Every data engineer has felt that moment of dread when Tableau throws an authentication error behind Zscaler’s secure gateway. It’s like watching a locked door laugh at your credentials. You know the chart is waiting on the other side, but the network won’t budge.
Tableau is fantastic at turning data into something your brain can grasp. Zscaler, meanwhile, keeps your network clean of threats and manages edge security with precision. Together, they form a strong pair: Zscaler guards the perimeter while Tableau visualizes what’s inside. The trick is teaching them to speak the same secure language.
When you integrate Tableau with Zscaler, the goal is simple—enable direct analytics access without breaking the least‑privilege model. The typical workflow starts with Zscaler setting up identity mapping through SAML or OIDC connectors tied to Okta or Azure AD. That identity token flows into Tableau, confirming the user before granting them access to dashboards hosted on-prem or in AWS. No open ports, no manual VPN juggling.

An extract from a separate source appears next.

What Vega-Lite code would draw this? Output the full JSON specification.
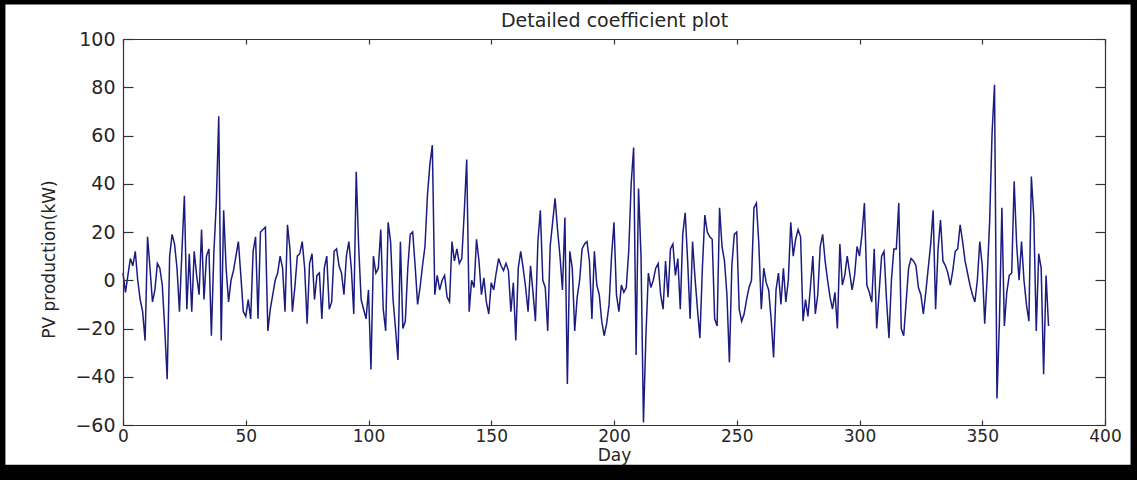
{
  "$schema": "https://vega.github.io/schema/vega-lite/v6.json",
  "width": 982,
  "height": 386,
  "autosize": {"type": "none"},
  "padding": {"left": 123, "top": 39, "right": 32, "bottom": 55},
  "background": "black",
  "config": {
    "view": {"stroke": null},
    "axis": {
      "domainColor": "#333333", "tickColor": "#333333", "domainWidth": 1.2, "tickWidth": 1.2,
      "grid": false,
      "labelFont": "DejaVu Sans", "labelFontSize": 19, "labelColor": "#262626",
      "titleFont": "DejaVu Sans", "titleFontSize": 19, "titleFontWeight": "normal", "titleColor": "#262626",
      "labelFlush": false, "labelOverlap": false
    }
  },
  "layer": [
    {
      "data": {"values": [{}]},
      "mark": {"type": "rect", "color": "white"},
      "encoding": {
        "x": {"datum": -47.9, "type": "quantitative", "scale": {"domain": [0, 400], "nice": false}, "axis": {"orient": "top", "zindex": 1, "tickSize": -5, "values": [0,50,100,150,200,250,300,350,400], "labels": false, "title": "Detailed coefficient plot", "titleFontSize": 19, "titlePadding": 8}},
        "x2": {"datum": 410.4},
        "y": {"datum": -76.5, "type": "quantitative", "scale": {"domain": [-60, 100], "nice": false}, "axis": {"orient": "right", "zindex": 1, "tickSize": -10, "values": [-60,-40,-20,0,20,40,60,80,100], "labels": false, "title": null}},
        "y2": {"datum": 114.3}
      }
    },
    {
      "data": {"values": [
{"day":0,"kw":3},{"day":1,"kw":-5},{"day":2,"kw":2},{"day":3,"kw":9},{"day":4,"kw":6},{"day":5,"kw":12},{"day":6,"kw":0},{"day":7,"kw":-8},{"day":8,"kw":-13},{"day":9,"kw":-25},
{"day":10,"kw":18},{"day":11,"kw":5},{"day":12,"kw":-9},{"day":13,"kw":-4},{"day":14,"kw":7},{"day":15,"kw":5},{"day":16,"kw":-2},{"day":17,"kw":-20},{"day":18,"kw":-41},{"day":19,"kw":10},
{"day":20,"kw":19},{"day":21,"kw":15},{"day":22,"kw":5},{"day":23,"kw":-13},{"day":24,"kw":12},{"day":25,"kw":35},{"day":26,"kw":-12},{"day":27,"kw":11},{"day":28,"kw":-13},{"day":29,"kw":12},
{"day":30,"kw":2},{"day":31,"kw":-6},{"day":32,"kw":21},{"day":33,"kw":-8},{"day":34,"kw":10},{"day":35,"kw":13},{"day":36,"kw":-23},{"day":37,"kw":11},{"day":38,"kw":32},{"day":39,"kw":68},
{"day":40,"kw":-25},{"day":41,"kw":29},{"day":42,"kw":5},{"day":43,"kw":-9},{"day":44,"kw":0},{"day":45,"kw":4},{"day":46,"kw":10},{"day":47,"kw":16},{"day":48,"kw":2},{"day":49,"kw":-13},
{"day":50,"kw":-15},{"day":51,"kw":-8},{"day":52,"kw":-16},{"day":53,"kw":12},{"day":54,"kw":18},{"day":55,"kw":-16},{"day":56,"kw":20},{"day":57,"kw":21},{"day":58,"kw":22},{"day":59,"kw":-21},
{"day":60,"kw":-12},{"day":61,"kw":-6},{"day":62,"kw":0},{"day":63,"kw":3},{"day":64,"kw":10},{"day":65,"kw":5},{"day":66,"kw":-13},{"day":67,"kw":23},{"day":68,"kw":13},{"day":69,"kw":-13},
{"day":70,"kw":-3},{"day":71,"kw":10},{"day":72,"kw":11},{"day":73,"kw":16},{"day":74,"kw":5},{"day":75,"kw":-18},{"day":76,"kw":7},{"day":77,"kw":11},{"day":78,"kw":-8},{"day":79,"kw":2},
{"day":80,"kw":3},{"day":81,"kw":-16},{"day":82,"kw":5},{"day":83,"kw":10},{"day":84,"kw":-12},{"day":85,"kw":-9},{"day":86,"kw":12},{"day":87,"kw":13},{"day":88,"kw":6},{"day":89,"kw":3},
{"day":90,"kw":-6},{"day":91,"kw":10},{"day":92,"kw":16},{"day":93,"kw":5},{"day":94,"kw":-14},{"day":95,"kw":45},{"day":96,"kw":14},{"day":97,"kw":-8},{"day":98,"kw":-12},{"day":99,"kw":-16},
{"day":100,"kw":-4},{"day":101,"kw":-37},{"day":102,"kw":10},{"day":103,"kw":3},{"day":104,"kw":5},{"day":105,"kw":21},{"day":106,"kw":-12},{"day":107,"kw":-21},{"day":108,"kw":24},{"day":109,"kw":16},
{"day":110,"kw":-8},{"day":111,"kw":-20},{"day":112,"kw":-33},{"day":113,"kw":16},{"day":114,"kw":-20},{"day":115,"kw":-17},{"day":116,"kw":5},{"day":117,"kw":19},{"day":118,"kw":20},{"day":119,"kw":6},
{"day":120,"kw":-10},{"day":121,"kw":-3},{"day":122,"kw":6},{"day":123,"kw":14},{"day":124,"kw":35},{"day":125,"kw":48},{"day":126,"kw":56},{"day":127,"kw":-6},{"day":128,"kw":2},{"day":129,"kw":-4},
{"day":130,"kw":0},{"day":131,"kw":2},{"day":132,"kw":-7},{"day":133,"kw":-9},{"day":134,"kw":16},{"day":135,"kw":8},{"day":136,"kw":13},{"day":137,"kw":7},{"day":138,"kw":9},{"day":139,"kw":28},
{"day":140,"kw":50},{"day":141,"kw":-13},{"day":142,"kw":0},{"day":143,"kw":-3},{"day":144,"kw":17},{"day":145,"kw":8},{"day":146,"kw":-6},{"day":147,"kw":1},{"day":148,"kw":-9},{"day":149,"kw":-14},
{"day":150,"kw":-1},{"day":151,"kw":-4},{"day":152,"kw":3},{"day":153,"kw":9},{"day":154,"kw":6},{"day":155,"kw":4},{"day":156,"kw":7},{"day":157,"kw":4},{"day":158,"kw":-13},{"day":159,"kw":-1},
{"day":160,"kw":-25},{"day":161,"kw":5},{"day":162,"kw":12},{"day":163,"kw":5},{"day":164,"kw":-3},{"day":165,"kw":-13},{"day":166,"kw":6},{"day":167,"kw":-5},{"day":168,"kw":-17},{"day":169,"kw":16},
{"day":170,"kw":29},{"day":171,"kw":0},{"day":172,"kw":-3},{"day":173,"kw":-21},{"day":174,"kw":14},{"day":175,"kw":24},{"day":176,"kw":34},{"day":177,"kw":21},{"day":178,"kw":10},{"day":179,"kw":-4},
{"day":180,"kw":26},{"day":181,"kw":-43},{"day":182,"kw":12},{"day":183,"kw":5},{"day":184,"kw":-21},{"day":185,"kw":-7},{"day":186,"kw":0},{"day":187,"kw":13},{"day":188,"kw":15},{"day":189,"kw":16},
{"day":190,"kw":8},{"day":191,"kw":-16},{"day":192,"kw":12},{"day":193,"kw":-2},{"day":194,"kw":-6},{"day":195,"kw":-17},{"day":196,"kw":-23},{"day":197,"kw":-18},{"day":198,"kw":-10},{"day":199,"kw":10},
{"day":200,"kw":24},{"day":201,"kw":-6},{"day":202,"kw":-13},{"day":203,"kw":-2},{"day":204,"kw":-5},{"day":205,"kw":-3},{"day":206,"kw":12},{"day":207,"kw":40},{"day":208,"kw":55},{"day":209,"kw":-31},
{"day":210,"kw":38},{"day":211,"kw":10},{"day":212,"kw":-59},{"day":213,"kw":-23},{"day":214,"kw":3},{"day":215,"kw":-3},{"day":216,"kw":0},{"day":217,"kw":5},{"day":218,"kw":7},{"day":219,"kw":-6},
{"day":220,"kw":-12},{"day":221,"kw":8},{"day":222,"kw":-7},{"day":223,"kw":13},{"day":224,"kw":15},{"day":225,"kw":2},{"day":226,"kw":9},{"day":227,"kw":-12},{"day":228,"kw":19},{"day":229,"kw":28},
{"day":230,"kw":8},{"day":231,"kw":-16},{"day":232,"kw":16},{"day":233,"kw":1},{"day":234,"kw":-12},{"day":235,"kw":-24},{"day":236,"kw":5},{"day":237,"kw":27},{"day":238,"kw":20},{"day":239,"kw":18},
{"day":240,"kw":17},{"day":241,"kw":-16},{"day":242,"kw":-19},{"day":243,"kw":30},{"day":244,"kw":14},{"day":245,"kw":8},{"day":246,"kw":-6},{"day":247,"kw":-34},{"day":248,"kw":6},{"day":249,"kw":19},
{"day":250,"kw":20},{"day":251,"kw":-12},{"day":252,"kw":-17},{"day":253,"kw":-14},{"day":254,"kw":-8},{"day":255,"kw":-3},{"day":256,"kw":0},{"day":257,"kw":30},{"day":258,"kw":32},{"day":259,"kw":15},
{"day":260,"kw":-12},{"day":261,"kw":5},{"day":262,"kw":-1},{"day":263,"kw":-4},{"day":264,"kw":-16},{"day":265,"kw":-32},{"day":266,"kw":-4},{"day":267,"kw":3},{"day":268,"kw":-10},{"day":269,"kw":5},
{"day":270,"kw":-9},{"day":271,"kw":0},{"day":272,"kw":24},{"day":273,"kw":10},{"day":274,"kw":17},{"day":275,"kw":21},{"day":276,"kw":18},{"day":277,"kw":-17},{"day":278,"kw":-8},{"day":279,"kw":-15},
{"day":280,"kw":-3},{"day":281,"kw":10},{"day":282,"kw":-14},{"day":283,"kw":-6},{"day":284,"kw":14},{"day":285,"kw":19},{"day":286,"kw":8},{"day":287,"kw":0},{"day":288,"kw":-7},{"day":289,"kw":-12},
{"day":290,"kw":-5},{"day":291,"kw":-20},{"day":292,"kw":15},{"day":293,"kw":-2},{"day":294,"kw":2},{"day":295,"kw":10},{"day":296,"kw":3},{"day":297,"kw":-4},{"day":298,"kw":2},{"day":299,"kw":14},
{"day":300,"kw":10},{"day":301,"kw":19},{"day":302,"kw":32},{"day":303,"kw":-2},{"day":304,"kw":-5},{"day":305,"kw":-9},{"day":306,"kw":13},{"day":307,"kw":-20},{"day":308,"kw":-5},{"day":309,"kw":10},
{"day":310,"kw":12},{"day":311,"kw":-8},{"day":312,"kw":-24},{"day":313,"kw":0},{"day":314,"kw":13},{"day":315,"kw":13},{"day":316,"kw":32},{"day":317,"kw":-20},{"day":318,"kw":-23},{"day":319,"kw":-9},
{"day":320,"kw":5},{"day":321,"kw":9},{"day":322,"kw":8},{"day":323,"kw":6},{"day":324,"kw":-3},{"day":325,"kw":-6},{"day":326,"kw":-14},{"day":327,"kw":-5},{"day":328,"kw":5},{"day":329,"kw":15},
{"day":330,"kw":29},{"day":331,"kw":-12},{"day":332,"kw":13},{"day":333,"kw":25},{"day":334,"kw":8},{"day":335,"kw":6},{"day":336,"kw":3},{"day":337,"kw":-2},{"day":338,"kw":4},{"day":339,"kw":12},
{"day":340,"kw":13},{"day":341,"kw":23},{"day":342,"kw":16},{"day":343,"kw":8},{"day":344,"kw":3},{"day":345,"kw":-2},{"day":346,"kw":-6},{"day":347,"kw":-9},{"day":348,"kw":0},{"day":349,"kw":16},
{"day":350,"kw":6},{"day":351,"kw":-18},{"day":352,"kw":1},{"day":353,"kw":24},{"day":354,"kw":61},{"day":355,"kw":81},{"day":356,"kw":-49},{"day":357,"kw":-17},{"day":358,"kw":30},{"day":359,"kw":-19},
{"day":360,"kw":-5},{"day":361,"kw":2},{"day":362,"kw":3},{"day":363,"kw":41},{"day":364,"kw":15},{"day":365,"kw":0},{"day":366,"kw":16},{"day":367,"kw":0},{"day":368,"kw":-10},{"day":369,"kw":-17},
{"day":370,"kw":43},{"day":371,"kw":26},{"day":372,"kw":-21},{"day":373,"kw":11},{"day":374,"kw":5},{"day":375,"kw":-39},{"day":376,"kw":2},{"day":377,"kw":-19}
      ]},
      "mark": {"type": "line", "color": "#1c1c80", "strokeWidth": 1.5},
      "encoding": {
        "x": {"field": "day", "type": "quantitative", "scale": {"domain": [0, 400], "nice": false},
              "axis": {"orient": "bottom", "zindex": 1, "tickSize": -5, "values": [0,50,100,150,200,250,300,350,400], "labelFontSize": 17, "labelPadding": 8, "title": "Day", "titleFontSize": 17, "titlePadding": 3}},
        "y": {"field": "kw", "type": "quantitative", "scale": {"domain": [-60, 100], "nice": false},
              "axis": {"orient": "left", "zindex": 1, "tickSize": -10, "values": [-60,-40,-20,0,20,40,60,80,100], "labelPadding": 18, "title": "PV production(kW)", "titleFontSize": 17, "titlePadding": 16, "titleY": 220}}
      }
    }
  ],
  "resolve": {"axis": {"x": "independent", "y": "independent"}}
}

The smartest move here is to treat Zscaler as the identity-aware firewall rather than a generic proxy. Define your Tableau service endpoints in specific Zscaler policies, and map user roles to those endpoints through Role-Based Access Control (RBAC). Audit logs should link every Tableau query to a Zscaler session ID so that when SOC teams review reports later, they see the full access chain.
Common Tableau Zscaler setup question:
How do I keep Tableau working when Zscaler SSL inspection blocks it?
Exclude Tableau’s traffic from SSL inspection for its direct data connectors or ensure the connector trusts Zscaler’s intermediate certificate. Both options keep security intact and analytics responsive.